Horizontal vs vertical scaling
Two ways to add capacity: scale up (a bigger machine) or scale out (more machines). The choice shapes your whole architecture.
Why it matters
When load outgrows one server, how you grow determines your ceiling, cost curve, and failure modes. Vertical scaling is the easy first move but hits a hard physical wall; horizontal scaling is effectively unbounded but forces you to confront statelessness, data partitioning, and coordination. Most large systems end up horizontal precisely because no single box is big enough — or safe enough as a single point of failure.
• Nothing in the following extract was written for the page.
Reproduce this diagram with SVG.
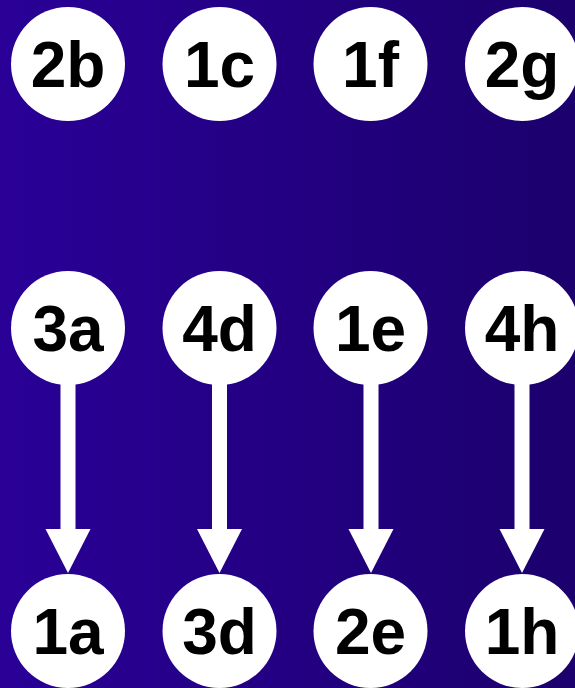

This is the practical engine behind scalability.
How it works
| Vertical (scale up) | Horizontal (scale out) | |
|---|---|---|
| Move | bigger CPU/RAM/disk | add more nodes |
| Ceiling | hardware limits | ~unbounded |
| Failure | single point of failure | survives node loss |
| Complexity | low — same app | needs LB, stateless app |
| Cost curve | super-linear at the top | near-linear commodity |
Vertical keeps the architecture identical — same single process, just more resources — so there’s no code change, but you pay a premium for high-end hardware, take downtime to resize, and still have one box to lose. Horizontal puts a load balancer in front of many commodity nodes; capacity grows by adding instances and the system tolerates failures, but it demands two things:
- Stateless app servers — no session or data in local memory; push state to a shared cache/DB so any node can serve any request.
- Partitioned data — the database becomes the bottleneck, pushing you toward replication and sharding.
The honest rule: scale up until it hurts (cost or limits), then scale out. Real systems combine both — beefy nodes, several of them.
Example
A web tier handling 50k req/s:
vertical: 1 × 64-core box → one failure = full outage, capped at the SKU
horizontal: 8 × 8-core behind LB → lose a node, lose 1/8 capacity; add node #9 to grow
sessions in Redis, data sharded by user_id
Pitfalls
- Hidden local state. In-memory sessions, on-disk uploads, or a local cache silently break horizontal scaling — requests work only when they hit “their” node.
- Forgetting the data layer. Stateless app servers scale out trivially; the shared database doesn’t, and quietly becomes the real ceiling.
- Scaling out too early. Distributed systems carry real complexity; one right-sized box often beats a fragile cluster.
- Assuming linear speedup. Coordination, locks, and shared resources mean 2× nodes rarely means 2× throughput (Amdahl/contention).